## [RECORDS PROVIDED]
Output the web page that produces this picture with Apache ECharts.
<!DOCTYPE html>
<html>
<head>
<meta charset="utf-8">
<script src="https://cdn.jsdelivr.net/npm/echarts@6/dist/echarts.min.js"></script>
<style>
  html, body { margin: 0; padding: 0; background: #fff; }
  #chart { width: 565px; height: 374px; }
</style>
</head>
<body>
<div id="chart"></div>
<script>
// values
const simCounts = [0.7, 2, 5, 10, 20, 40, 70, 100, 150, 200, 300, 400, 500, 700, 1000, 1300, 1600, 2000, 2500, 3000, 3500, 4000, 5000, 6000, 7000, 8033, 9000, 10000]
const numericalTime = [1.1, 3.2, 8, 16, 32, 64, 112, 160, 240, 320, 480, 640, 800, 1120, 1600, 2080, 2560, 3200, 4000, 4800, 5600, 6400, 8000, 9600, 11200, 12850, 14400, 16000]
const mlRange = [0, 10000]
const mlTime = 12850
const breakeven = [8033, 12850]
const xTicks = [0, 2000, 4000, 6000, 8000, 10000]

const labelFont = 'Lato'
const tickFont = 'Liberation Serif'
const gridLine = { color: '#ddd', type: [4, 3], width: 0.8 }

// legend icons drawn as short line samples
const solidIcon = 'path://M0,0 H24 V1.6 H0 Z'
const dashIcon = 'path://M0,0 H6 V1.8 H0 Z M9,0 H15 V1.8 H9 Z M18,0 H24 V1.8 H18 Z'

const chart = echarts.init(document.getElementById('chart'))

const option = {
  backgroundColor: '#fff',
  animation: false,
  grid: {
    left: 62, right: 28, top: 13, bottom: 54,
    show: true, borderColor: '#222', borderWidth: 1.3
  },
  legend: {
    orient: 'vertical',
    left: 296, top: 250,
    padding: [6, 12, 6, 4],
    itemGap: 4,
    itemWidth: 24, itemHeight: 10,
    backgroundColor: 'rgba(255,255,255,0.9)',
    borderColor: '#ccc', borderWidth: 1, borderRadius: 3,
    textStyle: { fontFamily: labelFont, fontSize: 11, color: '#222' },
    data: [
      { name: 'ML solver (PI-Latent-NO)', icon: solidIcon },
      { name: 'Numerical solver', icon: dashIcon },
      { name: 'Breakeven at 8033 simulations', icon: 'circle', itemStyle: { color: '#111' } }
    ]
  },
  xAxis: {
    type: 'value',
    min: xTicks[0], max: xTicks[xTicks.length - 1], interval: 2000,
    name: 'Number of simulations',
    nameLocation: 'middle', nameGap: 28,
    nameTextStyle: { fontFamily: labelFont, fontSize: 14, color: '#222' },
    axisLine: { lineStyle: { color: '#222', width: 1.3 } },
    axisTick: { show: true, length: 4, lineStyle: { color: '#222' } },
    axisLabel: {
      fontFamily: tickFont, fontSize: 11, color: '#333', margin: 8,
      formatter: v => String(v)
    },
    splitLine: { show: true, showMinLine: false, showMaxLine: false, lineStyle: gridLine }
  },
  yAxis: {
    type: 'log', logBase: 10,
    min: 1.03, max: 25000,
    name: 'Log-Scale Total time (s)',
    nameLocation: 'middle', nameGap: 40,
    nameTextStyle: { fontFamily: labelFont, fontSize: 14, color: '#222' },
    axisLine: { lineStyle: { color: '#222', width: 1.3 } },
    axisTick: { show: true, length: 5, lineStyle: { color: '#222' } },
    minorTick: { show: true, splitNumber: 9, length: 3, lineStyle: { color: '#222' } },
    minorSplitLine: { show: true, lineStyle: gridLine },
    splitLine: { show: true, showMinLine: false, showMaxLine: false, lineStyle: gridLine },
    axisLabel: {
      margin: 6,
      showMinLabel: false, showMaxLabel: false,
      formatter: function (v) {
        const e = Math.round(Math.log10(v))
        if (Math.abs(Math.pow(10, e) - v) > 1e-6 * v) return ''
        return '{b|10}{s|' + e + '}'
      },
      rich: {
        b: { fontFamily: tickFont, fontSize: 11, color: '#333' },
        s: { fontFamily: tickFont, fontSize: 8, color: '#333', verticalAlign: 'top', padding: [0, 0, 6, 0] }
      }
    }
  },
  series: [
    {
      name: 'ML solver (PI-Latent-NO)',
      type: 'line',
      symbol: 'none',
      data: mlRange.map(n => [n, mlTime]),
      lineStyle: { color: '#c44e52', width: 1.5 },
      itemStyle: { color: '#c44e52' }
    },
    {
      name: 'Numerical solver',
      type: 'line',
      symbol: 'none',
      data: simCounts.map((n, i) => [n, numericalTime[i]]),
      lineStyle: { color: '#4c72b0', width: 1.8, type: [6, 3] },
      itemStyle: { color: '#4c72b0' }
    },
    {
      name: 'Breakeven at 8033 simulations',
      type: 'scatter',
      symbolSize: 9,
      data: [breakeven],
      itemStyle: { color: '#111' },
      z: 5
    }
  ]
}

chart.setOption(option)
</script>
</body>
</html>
* * *
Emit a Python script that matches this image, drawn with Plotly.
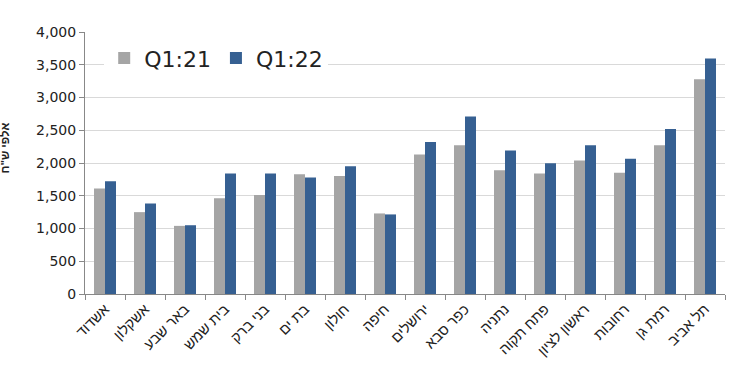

## [CHALLENGE]
Gather all lines from the listing above in which "drawn" occurs.

## [THE RESPONSE]
// legend icons drawn as short line samples
Emit a Python script that matches this image, drawn with Plotly.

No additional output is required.